Screens at 8 p.m. April 9 and 4:25 p.m. April 13 at Cinemark Palace
7. Prisoner X
“Paranoia—it’s the greatest weapon there is.” So says a prominent character in this sleek, dystopian and propulsive Canadian thriller set in a secret government prison in which genetic experimentation and mind control are par for the course. Still, CIA agent Carmen Reese hasn’t seen anything quite like her latest case: the time-traveling terrorist on whom the world (naturally) hands in balance.
Screens at 9:30 p.m. April 8 at G Star Studios in West Palm Beach and 8:15 p.m. April 11 at Muvico Parisian
6. Silver Skies
“Silver Skies” is an endangered species: an ensemble dramedy offering complex roles for actors of a certain age. It’s set in a 55-and-older community whose development is sold from under them, with plans for it to be rebuilt into condos, to the chagrin of its eccentric and opinionated residents. Palm Beach’s own golden movie god, George Hamilton, leads a cast that includes Valerie Perrine, Alex Rocco and Barbara Bain, in PBIFF’s Closing Night Film.
Screens at 7 p.m. April 14 at Cinemark Palace
5. Ovation
“Ovation” is the landmark 20th feature by Henry Jaglom, a director of dogged distinction whose improvisatory, cinema verite style hasn’t changed much since his 1971 debut. Loose, micro-budgeted and insider-y, “Ovation” is his latest vehicle for his recurring lead Tanna Frederick, reprising her role as actress Maggie Chase. Maggie is transitioning from film to stage acting at the expense of her bank account—and it doesn’t help that a murder may have been committed on the set of her struggling play. But as usual with Jaglom, plot is secondary to character, and action is subservient to language.
Screens at 6:10 p.m. April 13 at Muvico Parisian
4. Norman Lear: Just Another Version of You
No matter where you stand politically, television wouldn’t be the same without the contributions of showrunner Norman Lear, whose series “All in the Family” and “The Jeffersons,” among others, were arguably the first sitcoms to present the American home as it existed in the real world, in all its strifes and contradictions. This illuminating documentary about Lear’s life and career includes contributions from Rob Reiner, Jay Leno, George Clooney and more.
Screens at 6 p.m. April 8 at the Palm Beaches Theatre
3. The Adderall Diaries
In PBIFF’s Centerpiece Film, James Franco, taking a sojourn from his bailiwick of self-referential comedies, plays real-life author Stephen Elliott, a formerly successful novelist broken by writer’s block and an Adderall addiction whose discovery of a high-profile, true-crime case becomes more than just a writerly obsession. It forces him to reassess his relationship with his vindictive father, played by Ed Harris. Christian Slater and Amber Heard round out the stellar cast.
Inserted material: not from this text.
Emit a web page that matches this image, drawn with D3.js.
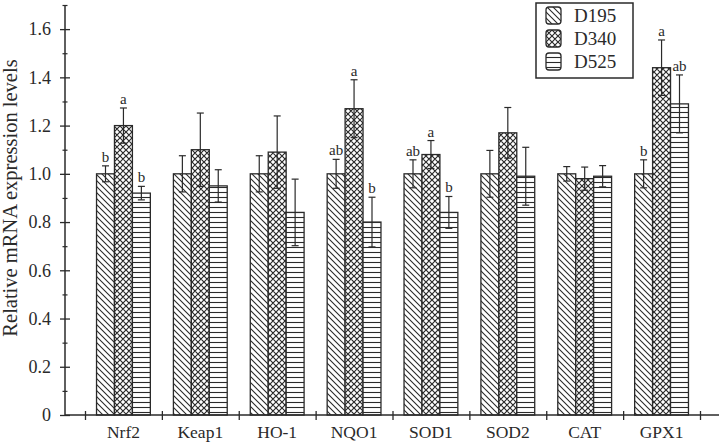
<!DOCTYPE html>
<html><head><meta charset="utf-8">
<script src="https://cdn.jsdelivr.net/npm/d3@7/dist/d3.min.js"></script>
<style>
body{margin:0;background:#fff;}
svg{display:block;font-family:"Liberation Serif","Times New Roman",serif;}
</style></head>
<body><svg id="chart" width="722" height="443"></svg>
<script>
const categories = ["Nrf2","Keap1","HO-1","NQO1","SOD1","SOD2","CAT","GPX1"];
const seriesNames = ["D195","D340","D525"];
const d195 = [1.00,1.00,1.00,1.00,1.00,1.00,1.00,1.00];
const d340 = [1.20,1.10,1.09,1.27,1.08,1.17,0.98,1.44];
const d525 = [0.92,0.95,0.84,0.80,0.84,0.99,0.99,1.29];
const d195Err = [0.033,0.075,0.075,0.06,0.058,0.097,0.03,0.058];
const d340Err = [0.073,0.152,0.15,0.12,0.058,0.105,0.048,0.115];
const d525Err = [0.028,0.067,0.138,0.103,0.066,0.12,0.044,0.12];
const d195Sig = ["b","","","ab","ab","","","b"];
const d340Sig = ["a","","","a","a","","","a"];
const d525Sig = ["b","","","b","b","","","ab"];
const yMajorTicks = [0,0.2,0.4,0.6,0.8,1.0,1.2,1.4,1.6];
const yMinorTicks = [0.1,0.3,0.5,0.7,0.9,1.1,1.3,1.5,1.7];
const yTitle = "Relative mRNA expression levels";

const values = [d195,d340,d525];
const errs = [d195Err,d340Err,d525Err];
const sigs = [d195Sig,d340Sig,d525Sig];

const svg = d3.select("#chart");
const ink = "#2a2a2a";
const defs = svg.append("defs");

// patterns
const p1 = defs.append("pattern").attr("id","pat0").attr("patternUnits","userSpaceOnUse")
  .attr("width",6).attr("height",6);
p1.append("rect").attr("width",6).attr("height",6).attr("fill","#fff");
p1.append("path").attr("d","M0,0L6,6M-3,3L3,9M3,-3L9,3").attr("stroke",ink).attr("stroke-width",1.1);

const p2 = defs.append("pattern").attr("id","pat1").attr("patternUnits","userSpaceOnUse")
  .attr("width",6).attr("height",6);
p2.append("rect").attr("width",6).attr("height",6).attr("fill","#fff");
p2.append("path").attr("d","M0,0L6,6M-3,3L3,9M3,-3L9,3M6,0L0,6M-3,3L3,-3M3,9L9,3").attr("stroke",ink).attr("stroke-width",1.2);

const p3 = defs.append("pattern").attr("id","pat2").attr("patternUnits","userSpaceOnUse")
  .attr("width",6).attr("height",5);
p3.append("rect").attr("width",6).attr("height",5).attr("fill","#fff");
p3.append("path").attr("d","M0,2.5L6,2.5").attr("stroke",ink).attr("stroke-width",1.1);

const y = d3.scaleLinear().domain([0,1.7]).range([415,5]);
const x = d3.scaleBand().domain(categories).range([85,700]).paddingInner(0.3).paddingOuter(0.15);
const xs = d3.scaleBand().domain(seriesNames).range([0,x.bandwidth()]);
const step = x.step();

// bars
categories.forEach((c,i)=>{
  seriesNames.forEach((s,j)=>{
    const v = values[j][i];
    const bx = x(c)+xs(s), bw = xs.bandwidth();
    svg.append("rect").attr("x",bx).attr("y",y(v)).attr("width",bw).attr("height",y(0)-y(v))
      .attr("fill",`url(#pat${j})`).attr("stroke",ink).attr("stroke-width",1.3);
  });
});
// error bars and letters
categories.forEach((c,i)=>{
  seriesNames.forEach((s,j)=>{
    const v = values[j][i], e = errs[j][i];
    const bx = x(c)+xs(s), bw = xs.bandwidth(), cx = bx+bw/2;
    const g = svg.append("g").attr("stroke",ink).attr("stroke-width",1.2);
    g.append("line").attr("x1",cx).attr("x2",cx).attr("y1",y(v+e)).attr("y2",y(v-e));
    g.append("line").attr("x1",cx-3.5).attr("x2",cx+3.5).attr("y1",y(v+e)).attr("y2",y(v+e));
    g.append("line").attr("x1",cx-3.5).attr("x2",cx+3.5).attr("y1",y(v-e)).attr("y2",y(v-e));
    if (sigs[j][i]) {
      svg.append("text").attr("x",cx).attr("y",y(v+e)-4).attr("text-anchor","middle")
        .attr("font-size",15).attr("fill",ink).text(sigs[j][i]);
    }
  });
});

// y axis
const yAxis = svg.append("g").attr("transform","translate(65,0)")
  .call(d3.axisLeft(y).tickValues(yMajorTicks).tickFormat(d=>d===0?"0":d3.format(".1f")(d)).tickSizeOuter(0).tickPadding(8));
yAxis.select(".domain").attr("stroke",ink).attr("stroke-width",1.5).attr("d","M0,415V5");
yAxis.selectAll(".tick line").attr("x1",-5).attr("x2",5).attr("stroke",ink).attr("stroke-width",1.3);
yAxis.selectAll(".tick text").attr("font-size",18).attr("fill",ink).attr("font-family","Liberation Serif, Times New Roman, serif");
const yMinor = svg.append("g").attr("transform","translate(65,0)")
  .call(d3.axisLeft(y).tickValues(yMinorTicks).tickFormat("").tickSizeOuter(0));
yMinor.select(".domain").remove();
yMinor.selectAll(".tick line").attr("x1",-2.5).attr("x2",2.5).attr("stroke",ink).attr("stroke-width",1.2);

// x axis
const xb = d3.scaleLinear().domain([0,categories.length]).range([85,85+step*categories.length]);
const xAxis = svg.append("g").attr("transform","translate(0,415)")
  .call(d3.axisBottom(xb).tickValues(d3.range(categories.length+1)).tickFormat("").tickSizeOuter(0));
xAxis.select(".domain").attr("stroke",ink).attr("stroke-width",1.5).attr("d","M65,0H719");
xAxis.selectAll(".tick line").attr("y1",-4).attr("y2",5).attr("stroke",ink).attr("stroke-width",1.3);
const xLab = svg.append("g").attr("transform","translate(0,415)")
  .call(d3.axisBottom(x).tickSize(0).tickPadding(11));
xLab.select(".domain").remove();
xLab.selectAll(".tick text").attr("font-size",17.5).attr("fill",ink).attr("font-family","Liberation Serif, Times New Roman, serif");

// y title
svg.append("text").attr("transform","translate(17,198) rotate(-90)").attr("text-anchor","middle")
  .attr("font-size",20.5).attr("fill",ink).text(yTitle);

// legend
const lg = svg.append("g");
lg.append("rect").attr("x",536).attr("y",3).attr("width",97).attr("height",75)
  .attr("fill","#fff").attr("stroke",ink).attr("stroke-width",1.5);
seriesNames.forEach((s,j)=>{
  const ry = 7 + j*23;
  lg.append("rect").attr("x",546).attr("y",ry).attr("width",15).attr("height",17).attr("rx",3)
    .attr("fill",`url(#pat${j})`).attr("stroke",ink).attr("stroke-width",1.3);
  lg.append("text").attr("x",574).attr("y",ry+15).attr("font-size",19).attr("fill",ink).text(s);
});
</script></body></html>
Screens at 7 p.m. April 9 at Muvico Parisian
2. Ctrl Alt Delete
A luminous tech-savvy thriller in the vein of Michael Crichton and “Mr. Robot,” James B. Cox’s crowd-funded indie demystifies the romance of 21st century hacking. A group of hacktivists breaks into an office building’s server and holds its system administrators hostage, only to find out that they need these “sysadmins” to help them escape when they uncover an artificial superintelligence bent on taking over the Internet.
Screens at 3:25 p.m. April 11 at Cinemark Palace
1. Phoenix Incident
The real-life phenomenon of the Phoenix Lights—one of the most notorious UFO sightings in modern history, seen by thousands of witnesses (including the state’s governor) over Arizona and Mexico in 1997—inspired this crafty science-fiction docudrama. Stock footage of relevant people and material is intercut with writer-director Keith Arem’s mockumentary story, blurring the line between fact and fiction and between government conspiracy and alien visitation. Whether you’re familiar or not with the sighting in question, “Phoenix Incident” promises thrills and subversive style.